American Bird Conservancy Land Acquisitions Protect Threatened Birds in Five Countries

Recently, American Bird Conservancy has assisted several of its partners in South America with land purchases that expand key reserves established for the protection of some of the continent’s most imperiled species, including the El Oro Parakeet, Ochre-fronted Antpitta, Golden-tailed Parrotlet, and Black-fronted Piping-Guan.

 

Cerulean Warbler. Photo: Stuart Elsom

American Bird Conservancy’s Colombian partner, Fundación ProAves, has purchased 2,861 acres of land to create the Reserva Natural Pauxi pauxi. The new reserve is named after the scientific name of the threatened Helmeted Curassow, and is located nine miles northwest of the existing Cerulean Warbler Bird Reserve, in Cerro de la Paz, Santander Department. Both reserves were developed with ABC support to protect habitat that sustains threatened resident birds and high densities of Neotropical migrants, especially the Cerulean Warbler.

 

Importantly, in addition to large numbers of Cerulean Warblers and at least 24 other species of migrants, the two reserves are remarkably rich in Neotropical resident species. More than 340 bird species have been recorded in the reserves, including threatened species such as the critically endangered Chestnut-bellied Hummingbird, and the endangered Gorgeted Wood-Quail, White-mantled Barbet, Black Inca, and Mountain Grackle.

 

El Oro Parakeets. Photo: Fundación Jocotoco

ProAves is now turning its sights to the further development of the reserves.

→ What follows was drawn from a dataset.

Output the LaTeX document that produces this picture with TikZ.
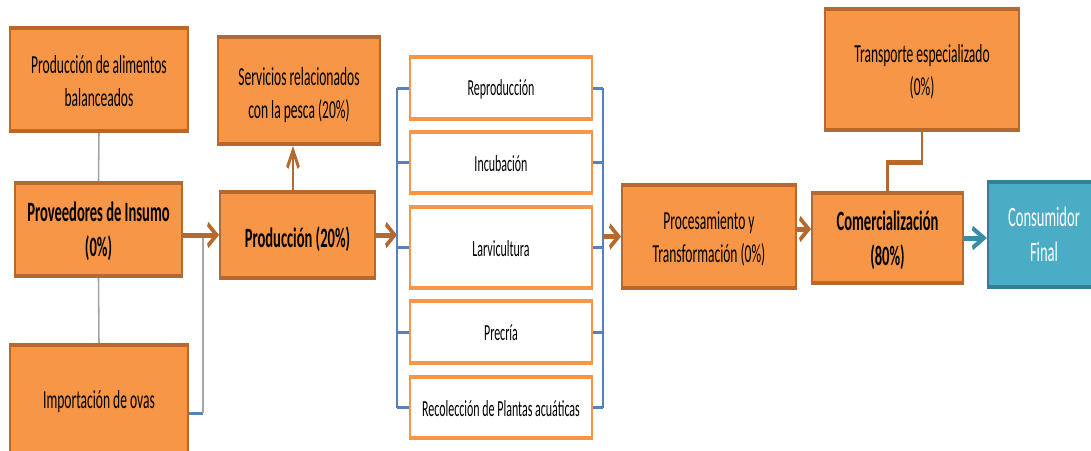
\documentclass[tikz,border=0pt]{standalone}
\usepackage{fontspec}
\setmainfont{Carlito}
\usetikzlibrary{arrows.meta,fit}

\definecolor{boxfill}{HTML}{F79646}
\definecolor{boxedge}{HTML}{B5692F}
\definecolor{tealfill}{HTML}{4BACC6}
\definecolor{tealedge}{HTML}{357F95}
\definecolor{tealline}{HTML}{3A8DA6}
\definecolor{bracketblue}{HTML}{5581BE}
\definecolor{linegray}{HTML}{A6A6A6}

\tikzset{
  % box shapes
  obox/.style={draw=boxedge, fill=boxfill, line width=4pt, inner sep=0pt},
  wbox/.style={draw=boxfill, fill=white, line width=4pt, inner sep=0pt},
  tbox/.style={draw=tealedge, fill=tealfill, line width=4pt, inner sep=0pt},
  % box captions
  otext/.style={align=center, text=black, inner sep=0pt, yshift=-2pt,
    font=\fontsize{26}{33}\selectfont},
  obtext/.style={align=center, text=black, inner sep=0pt, yshift=-2pt,
    font=\fontsize{28}{35}\selectfont\bfseries},
  wtext/.style={align=center, text=black, inner sep=0pt, yshift=-1pt,
    font=\fontsize{23}{29}\selectfont},
  ttext/.style={align=center, text=white, inner sep=0pt,
    font=\fontsize{28}{35}\selectfont},
  % connectors
  barrow/.style={draw=boxedge, line width=5pt,
    -{Straight Barb[length=17pt, width=22pt]}},
  brownline/.style={draw=boxedge, line width=5pt},
  tarrow/.style={draw=tealline, line width=5pt,
    -{Straight Barb[length=22pt, width=20pt]}},
  grayline/.style={draw=linegray, line width=3pt},
  blueline/.style={draw=bracketblue, line width=3pt},
}

\begin{document}
\begin{tikzpicture}[x=1pt, y=-1pt]
\useasboundingbox[fill=white] (0,0) rectangle (1091,450);
% the whole chart is drawn at double width and condensed horizontally
\begin{scope}[overlay, transform canvas={xscale=0.52}, x=1.923077pt]

  % supplier column
  \node[obox, fit={(10,28) (188,131)}] (alim) {};
  \node[obox, fit={(15,183) (182,276)}] (prov) {};
  \node[obox, fit={(10,345) (188,455)}] (imp) {};

  % production
  \node[obox, fit={(218,37) (380,144)}] (serv) {};
  \node[obox, fit={(220,192) (375,278)}] (prod) {};

  % production stages
  \node[wbox, fit={(410,57) (592,119)}] (rep) {};
  \node[wbox, fit={(410,132) (592,193)}] (inc) {};
  \node[wbox, fit={(410,207) (592,288)}] (larv) {};
  \node[wbox, fit={(410,301) (592,363)}] (prec) {};
  \node[wbox, fit={(410,377) (592,438)}] (rec) {};

  % downstream
  \node[obox, fit={(622,185) (796,288)}] (proc) {};
  \node[obox, fit={(812,193) (963,283)}] (com) {};
  \node[obox, fit={(825,9) (1019,130)}] (trans) {};
  \node[tbox, fit={(988,182) (1100,287)}] (cons) {};

  % captions
  \node[otext] (alim-t) at (alim.center)
    {Producción de alimentos\\balanceados};
  \node[obtext] (prov-t) at (prov.center) {Proveedores de Insumo\\(0\%)};
  \node[otext] (imp-t) at (imp.center) {Importación de ovas};
  \node[otext, yshift=-3pt] (serv-t) at (serv.center)
    {Servicios relacionados\\con la pesca (20\%)};
  \node[obtext, yshift=-2pt] (prod-t) at (prod.center) {Producción (20\%)};
  \node[wtext] (rep-t) at (rep.center) {Reproducción};
  \node[wtext] (inc-t) at (inc.center) {Incubación};
  \node[wtext] (larv-t) at (larv.center) {Larvicultura};
  \node[wtext] (prec-t) at (prec.center) {Precría};
  \node[wtext] (rec-t) at (rec.center) {Recolección de Plantas acuáticas};
  \node[otext] (proc-t) at (proc.center)
    {Procesamiento y\\Transformación (0\%)};
  \node[obtext] (com-t) at (com.center) {Comercialización\\(80\%)};
  \node[otext] (trans-t) at (trans.center)
    {Transporte especializado\\(0\%)};
  \node[ttext] (cons-t) at (cons.center) {Consumidor\\Final};

  % helper coordinates
  \coordinate (lx) at (397,0);
  \coordinate (rx) at (603,0);
  \coordinate (ux) at (293,0);
  \coordinate (ja) at (203,236);
  \coordinate (jb) at (203,413);
  \coordinate (mid) at (905,162);
  \coordinate (pa) at (800,229);

  % supplier links
  \draw[grayline] (alim.south) -- (prov.north);
  \draw[grayline] (prov.south) -- (imp.north);
  \draw[blueline] (imp.east |- jb) -- (jb);
  \draw[grayline] (jb) -- (ja);
  \draw[barrow] (prov.east |- prod.west) -- (prod.west);

  % production links
  \draw[barrow] (prod.north -| ux) -- (serv.south -| ux);
  \draw[barrow] (prod.east) -- (prod.east -| lx);

  % brackets around the stages
  \draw[blueline] (rep.west -| lx) -- (rec.west -| lx);
  \draw[blueline] (rep.east -| rx) -- (rec.east -| rx);
  \foreach \n in {rep,inc,larv,prec,rec} {
    \draw[blueline] (\n.west) -- (\n.west -| lx);
    \draw[blueline] (\n.east) -- (\n.east -| rx);
  }

  % downstream links
  \draw[barrow] (proc.west -| rx) -- (proc.west);
  \draw[barrow] (proc.east |- pa) -- (com.west |- pa);
  \draw[brownline] (trans.south) -- (trans.south |- mid)
    -- (com.north |- mid) -- (com.north);
  \draw[tarrow] (com.east) -- (cons.west |- com.east);

\end{scope}
\end{tikzpicture}
\end{document}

With support from ABC and the Amos W. Butler Audubon Society, ProAves has just purchased two new properties to expand the Pauxi pauxi Reserve by a further 246 acres, and is also working with landowners to create a “Cerulean Warbler Conservation Corridor” between the reserves. Conservation easements with the land owners are being drawn up to manage their lands in a bird-friendly way, such as through maintenance of existing tracts of forest and keeping coffee and cacao in shade.

 

In Ecuador, during the first part of 2008, American Bird Conservancy’s partner, Fundación Jocotoco, added properties to its chain of southern reserves, popular with bird-watchers because of their close proximity to each other and their large numbers of rare species. In January, 200 acres were added to the Buenaventura Reserve for the protection of the endangered El Oro Parakeet, bringing the reserve size to nearly 5,000 acres.

 

In March, nearly 125 acres were purchased at the Jorupe Reserve, which now totals approximately 3,000 acres. The site protects Tumbesian dry forest, an imperiled forest type found in southwestern Ecuador and northwestern Peru. Species of note include the endangered Slaty Becard and Blackish-headed Spinetail. Also in March, 125 acres were purchased at the Tapichalaca Reserve, adding land the foundation had been trying to acquire for many years along the main road into the reserve. Tapichalaca is one of Jocotoco’s flagship reserves and is the site where the endangered Jocotoco Antpitta was discovered.

 

Long-whiskered Owlet. Photo: ECOAN

In Peru, American Bird Conservancy has been working closely with Asociación Ecositemas Andinos (ECOAN) for nearly four years on the development of the Abra Patricia-Alto Nieva Reserve. Abra Patricia has been identified by the Alliance for Zero Extinction as essential for the protection of the endangered Ochre-fronted Antpitta and supports a population of the elusive Long-whiskered Owlet. The reserve also protects the western border of the Alto Mayo Protection Forest, which is threatened by deforestation and conversion to agriculture. ECOAN is working to protect in-holdings as well as sites along the road that bisects the reserve. Three tracts totaling 150 acres were added, two with the support of the National Fish and Wildlife Foundation and ConocoPhilips, and a third with the support of IUCN-Netherlands and the Netherlands Postcode Lottery. The reserve now covers over 6,670 acres. A lodge has been constructed to assist in the long-term financing of the reserve, and is now receiving its first birding tourists.

 

In the highly threatened Atlantic Forest region, 100 acres were added to the Guapi Assu Ecological Reserve (REGUA), Brazil, an important area for many threatened Atlantic forest species, such as the White-mantled Hawk and Golden-tailed Parrotlet. This is the first part of a larger land acquisition project that will add 1,400 acres to the reserve, of which American Bird Conservancy will support the acquisition of 650 acres.

 

In Paraguay, where almost all Atlantic Forest has been lost, American Bird Conservancy helped Guyra Paraguay purchase 1,235 acres in San Rafael, adding to the 15,300 acres that they have already protected. San Rafael holds threatened species such as the vulnerable Vinaceous Amazon and the endangered Black-fronted Piping-Guan.